Soft Matter Emerging Investigator – Douglas Tree

Prof. Douglas R. Tree is an Assistant Professor in the Department of Chemical Engineering at Brigham Young University. He received a B.S. from BYU in 2009 and a Ph.D. from the University of Minnesota in 2014, both in Chemical Engineering. At Minnesota, he worked with Kevin Dorfman studying the polymer physics of nanoconfined DNA and its relevance for genome mapping technologies. He then worked as a postdoctoral researcher with Glenn Fredrickson at the University of California, Santa Barbara on the kinetics of phase separation of polymer materials. The Tree group continues to focus on non-equilibrium assembly processes in polymer materials including nonsolvent induced phase separation, polymer crystallization, and the non-equilibrium self-assembly of polymer vesicles. Prof. Tree was the recipient of the ACS PRF Doctoral New Investigator Award in 2018. He can be found on Twitter @TreeSoftMatter.

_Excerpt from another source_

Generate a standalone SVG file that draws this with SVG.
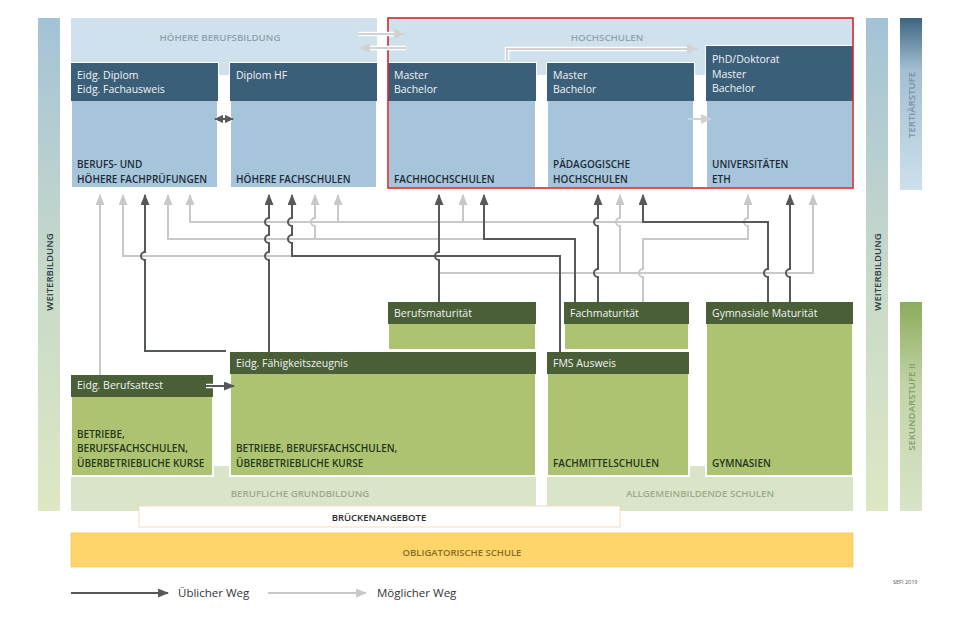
<svg xmlns="http://www.w3.org/2000/svg" width="960" height="621" viewBox="0 0 960 621">
<defs>
<style>
text{font-family:"Open Sans","Noto Sans",sans-serif}
.hd{font-size:10.5px;fill:#eef3f6}
.bt{font-size:10px;font-weight:600;fill:#1d2b38}
.gt{font-size:10px;font-weight:600;fill:#26361a}
.band{font-size:9.7px;font-weight:600;text-anchor:middle}
.rot{font-size:9.6px;font-weight:600;text-anchor:middle}
.bbody{fill:#a7c5da;stroke:#fff;stroke-width:2}
.bhead{fill:#3c5f79}
.gbody{fill:#adc372;stroke:#fff;stroke-width:2}
.ghead{fill:#4b5f37}
.dk{fill:none;stroke:#55595c;stroke-width:2}
.lt{fill:none;stroke:#c8c8c8;stroke-width:2}
.halo{fill:none;stroke:#fff;stroke-width:4.5}
</style>
<marker id="ad" markerUnits="userSpaceOnUse" markerWidth="11" markerHeight="9" refX="10" refY="4.5" orient="auto" viewBox="0 0 11 9"><path d="M0,0 L11,4.5 L0,9 z" fill="#55595c"/></marker>
<marker id="ads" markerUnits="userSpaceOnUse" markerWidth="9" markerHeight="8" refX="8" refY="4" orient="auto-start-reverse" viewBox="0 0 9 8"><path d="M0,0 L9,4 L0,8 z" fill="#55595c"/></marker>
<marker id="al" markerUnits="userSpaceOnUse" markerWidth="11" markerHeight="9" refX="10" refY="4.5" orient="auto" viewBox="0 0 11 9"><path d="M0,0 L11,4.5 L0,9 z" fill="#c8c8c8"/></marker>
<marker id="alw" markerUnits="userSpaceOnUse" markerWidth="11" markerHeight="10" refX="10" refY="5" orient="auto" viewBox="0 0 11 10"><path d="M0,0 L11,5 L0,10 z" fill="#d2d2d2"/></marker>
<linearGradient id="gWB" x1="0" y1="0" x2="0" y2="1">
<stop offset="0" stop-color="#a3c3d6"/><stop offset="0.55" stop-color="#c9dac9"/><stop offset="1" stop-color="#dde7c2"/>
</linearGradient>
<linearGradient id="gT" x1="0" y1="0" x2="0" y2="1">
<stop offset="0" stop-color="#3d6580"/><stop offset="0.3" stop-color="#a3bfd2"/><stop offset="1" stop-color="#cde0ec"/>
</linearGradient>
<linearGradient id="gS" x1="0" y1="0" x2="0" y2="1">
<stop offset="0" stop-color="#8bac5b"/><stop offset="0.4" stop-color="#c2d4a6"/><stop offset="1" stop-color="#d9e4c8"/>
</linearGradient>
</defs>
<rect width="960" height="621" fill="#fff"/>

<g id="side-bars">
<rect x="38" y="18" width="22" height="493" fill="url(#gWB)"/>
<text class="rot" fill="#2e3c44" transform="translate(52.5,272) rotate(-90)">WEITERBILDUNG</text>
<rect x="866" y="18" width="22" height="493" fill="url(#gWB)"/>
<text class="rot" fill="#2e3c44" transform="translate(880.5,272) rotate(-90)">WEITERBILDUNG</text>
<rect x="900" y="18" width="22" height="172" fill="url(#gT)"/>
<text class="rot" fill="#7891a5" transform="translate(914.5,105) rotate(-90)">TERTIÄRSTUFE</text>
<rect x="900" y="302" width="22" height="209" fill="url(#gS)"/>
<text class="rot" fill="#869b70" transform="translate(914.5,407) rotate(-90)">SEKUNDARSTUFE II</text>
</g>

<g id="bands">
<rect x="71" y="18" width="306" height="57" fill="#cfe1ec"/>
<text class="band" x="220" y="41" fill="#8ea2b0">HÖHERE BERUFSBILDUNG</text>
<rect x="388" y="18" width="465" height="57" fill="#cfe1ec"/>
<text class="band" x="607" y="41" fill="#8ea2b0">HOCHSCHULEN</text>
<rect x="71" y="466" width="465" height="45" fill="#d9e4c9"/>
<text class="band" x="300" y="497" fill="#9cac8a">BERUFLICHE GRUNDBILDUNG</text>
<rect x="547" y="466" width="306" height="45" fill="#d9e4c9"/>
<text class="band" x="700" y="497" fill="#9cac8a">ALLGEMEINBILDENDE SCHULEN</text>
</g>

<g id="n-berufspruefungen">
<rect class="bbody" x="71" y="63" width="147" height="125"/>
<rect class="bhead" x="71" y="63" width="147" height="38"/>
<text class="hd" x="77" y="79">Eidg. Diplom</text>
<text class="hd" x="77" y="93">Eidg. Fachausweis</text>
<text class="bt" x="77" y="168">BERUFS- UND</text>
<text class="bt" x="77" y="183">HÖHERE FACHPRÜFUNGEN</text>
</g>
<g id="n-hf">
<rect class="bbody" x="230" y="63" width="147" height="125"/>
<rect class="bhead" x="230" y="63" width="147" height="38"/>
<text class="hd" x="236" y="79">Diplom HF</text>
<text class="bt" x="236" y="183">HÖHERE FACHSCHULEN</text>
</g>
<g id="n-fh">
<rect class="bbody" x="388" y="63" width="148" height="125"/>
<rect class="bhead" x="388" y="63" width="148" height="38"/>
<text class="hd" x="394" y="79">Master</text>
<text class="hd" x="394" y="93">Bachelor</text>
<text class="bt" x="394" y="183">FACHHOCHSCHULEN</text>
</g>
<g id="n-ph">
<rect class="bbody" x="547" y="63" width="147" height="125"/>
<rect class="bhead" x="547" y="63" width="147" height="38"/>
<text class="hd" x="553" y="79">Master</text>
<text class="hd" x="553" y="93">Bachelor</text>
<text class="bt" x="553" y="168">PÄDAGOGISCHE</text>
<text class="bt" x="553" y="183">HOCHSCHULEN</text>
</g>
<g id="n-uni">
<rect class="bbody" x="706" y="46" width="147" height="142"/>
<rect class="bhead" x="706" y="46" width="147" height="55"/>
<text class="hd" x="712" y="63">PhD/Doktorat</text>
<text class="hd" x="712" y="78">Master</text>
<text class="hd" x="712" y="92">Bachelor</text>
<text class="bt" x="712" y="168">UNIVERSITÄTEN</text>
<text class="bt" x="712" y="183">ETH</text>
</g>
<rect id="hochschulen-frame" x="388" y="18" width="465" height="170" fill="none" stroke="#d9252b" stroke-width="1.6"/>

<g id="n-berufsmaturitaet">
<rect class="gbody" x="388" y="302" width="148" height="48"/>
<rect class="ghead" x="388" y="302" width="148" height="22"/>
<text class="hd" x="394" y="317">Berufsmaturität</text>
</g>
<g id="n-fachmaturitaet">
<rect class="gbody" x="564" y="302" width="125" height="48"/>
<rect class="ghead" x="564" y="302" width="125" height="22"/>
<text class="hd" x="570" y="317">Fachmaturität</text>
</g>
<g id="n-gym">
<rect class="gbody" x="706" y="302" width="147" height="174"/>
<rect class="ghead" x="706" y="302" width="147" height="22"/>
<text class="hd" x="712" y="317">Gymnasiale Maturität</text>
<text class="gt" x="712" y="467">GYMNASIEN</text>
</g>
<g id="n-efz">
<rect class="gbody" x="230" y="352" width="306" height="124"/>
<rect class="ghead" x="230" y="352" width="306" height="22"/>
<text class="hd" x="236" y="367">Eidg. Fähigkeitszeugnis</text>
<text class="gt" x="236" y="452">BETRIEBE, BERUFSFACHSCHULEN,</text>
<text class="gt" x="236" y="467">ÜBERBETRIEBLICHE KURSE</text>
</g>
<g id="n-fms">
<rect class="gbody" x="547" y="352" width="142" height="124"/>
<rect class="ghead" x="547" y="352" width="142" height="22"/>
<text class="hd" x="553" y="367">FMS Ausweis</text>
<text class="gt" x="553" y="467">FACHMITTELSCHULEN</text>
</g>
<g id="n-eba">
<rect class="gbody" x="71" y="375" width="142" height="101"/>
<rect class="ghead" x="71" y="375" width="142" height="22"/>
<text class="hd" x="77" y="389">Eidg. Berufsattest</text>
<text class="gt" x="77" y="438">BETRIEBE,</text>
<text class="gt" x="77" y="452">BERUFSFACHSCHULEN,</text>
<text class="gt" x="77" y="467">ÜBERBETRIEBLICHE KURSE</text>
</g>

<g id="n-brueckenangebote">
<rect x="139" y="506" width="481" height="21" fill="#fff" stroke="#f5dcc2" stroke-width="1"/>
<text x="379" y="521" font-size="9.5" font-weight="600" fill="#2a2a2a" text-anchor="middle">BRÜCKENANGEBOTE</text>
</g>
<g id="n-obligatorische">
<rect x="71" y="533" width="782" height="34" fill="#fdd56b" stroke="#f1c85c" stroke-width="0.8"/>
<text x="462" y="556" font-size="9.5" font-weight="600" fill="#8a6a25" text-anchor="middle">OBLIGATORISCHE SCHULE</text>
</g>

<g id="connectors">
<path class="halo" d="M358 34 H402"/>
<path d="M358 34 H404" fill="none" stroke="#d2d2d2" stroke-width="2" marker-end="url(#alw)"/>
<path class="halo" d="M406 48 H364"/>
<path d="M406 48 H360" fill="none" stroke="#d2d2d2" stroke-width="2" marker-end="url(#alw)"/>
<path class="halo" d="M507 60 V49 H694"/>
<path d="M507 60 V49 H697" fill="none" stroke="#d2d2d2" stroke-width="2" marker-end="url(#alw)"/>
<path d="M688 119 H711" fill="none" stroke="#d2d2d2" stroke-width="2" marker-end="url(#alw)"/>
<path class="halo" d="M216 119 H232"/>
<path d="M215 119 H233" class="dk" marker-start="url(#ads)" marker-end="url(#ads)"/>
<path class="halo" d="M206 386 H230"/>
<path d="M206 386 H234" class="dk" marker-end="url(#ad)"/>

<path class="lt" d="M100 375 V195" marker-end="url(#al)"/>
<path class="lt" d="M292 256 H123 V195" marker-end="url(#al)"/>
<path class="lt" d="M484 239 H168 V195" marker-end="url(#al)"/>
<path class="lt" d="M643 222 H190 V195" marker-end="url(#al)"/>
<path class="lt" d="M315 239 V226 A4 4 0 0 1 315 218 V195" marker-end="url(#al)"/>
<path class="lt" d="M338 222 V195" marker-end="url(#al)"/>
<path class="lt" d="M463 222 V195" marker-end="url(#al)"/>
<path class="lt" d="M439 273 H813 V195" marker-end="url(#al)"/>
<path class="lt" d="M620 273 V226 A4 4 0 0 1 620 218 V195" marker-end="url(#al)"/>
<path class="lt" d="M643 302 V277 A4 4 0 0 1 643 269 V239 H748 V226 A4 4 0 0 1 748 218 V195" marker-end="url(#al)"/>

<path class="dk" d="M226 351 H145 V260 A4 4 0 0 1 145 252 V195" marker-end="url(#ad)"/>
<path class="dk" d="M269 352 V260 A4 4 0 0 1 269 252 V243 A4 4 0 0 1 269 235 V226 A4 4 0 0 1 269 218 V195" marker-end="url(#ad)"/>
<path class="dk" d="M560 352 V256 H292 V243 A4 4 0 0 1 292 235 V226 A4 4 0 0 1 292 218 V195" marker-end="url(#ad)"/>
<path class="dk" d="M439 302 V260 A4 4 0 0 1 439 252 V195" marker-end="url(#ad)"/>
<path class="dk" d="M575 302 V239 H484 V195" marker-end="url(#ad)"/>
<path class="dk" d="M598 302 V277 A4 4 0 0 1 598 269 V226 A4 4 0 0 1 598 218 V195" marker-end="url(#ad)"/>
<path class="dk" d="M768 302 V277 A4 4 0 0 1 768 269 V222 H643 V195" marker-end="url(#ad)"/>
<path class="dk" d="M790 302 V277 A4 4 0 0 1 790 269 V195" marker-end="url(#ad)"/>
</g>

<g id="legend">
<path class="dk" d="M71 593 H168" marker-end="url(#ad)"/>
<text x="178" y="597" font-size="11.5" fill="#333">Üblicher Weg</text>
<path class="lt" d="M268 593 H366" marker-end="url(#al)"/>
<text x="377" y="597" font-size="11.5" fill="#333">Möglicher Weg</text>
<text x="893" y="584" font-size="5.5" fill="#555">SEFI 2019</text>
</g>
</svg>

Read Douglas’ Emerging Investigator article “Using reactive dissipative particle dynamics to understand local shape manipulation of polymer vesicles” and check out all of the 2021 Soft Matter Emerging Investigator articles here.

 

How do you feel about Soft Matter as a place to publish research on this topic?

Soft Matter is a great place to publish our research. The audience is perfectly suited for our work, and the reviews are generally fast and well-handled.

What aspect of your work are you most excited about at the moment and what do you find most challenging about your research?

I am really excited about exploring concepts related to non-equilibrium self-assembly of soft materials. So much of the soft materials physics of living systems takes place out of equilibrium, and I think we are just beginning to understand how to understand these systems. The most challenging aspect is that we no longer have all of the nice features of equilibrium to rely on!

In your opinion, what are the most important questions to be asked/answered in this field of research?

How can we simplify our understanding of out-of-equilibrium processes? What are the principles of “universality” that could guide us? I think we are going to need new theories and/or simulation techniques along these lines in order to rationally engineer synthetic systems that can mimic living ones.

Can you share one piece of career-related advice or wisdom with other early career scientists?

Pick people you want to work with not topics. As scientists/engineers, we get enamored with a topic of interest. However, your career (and life!) is more defined by your relationships with people than the topics you study. A great mentor can make your life wonderful, and a terrible mentor can make your life miserable.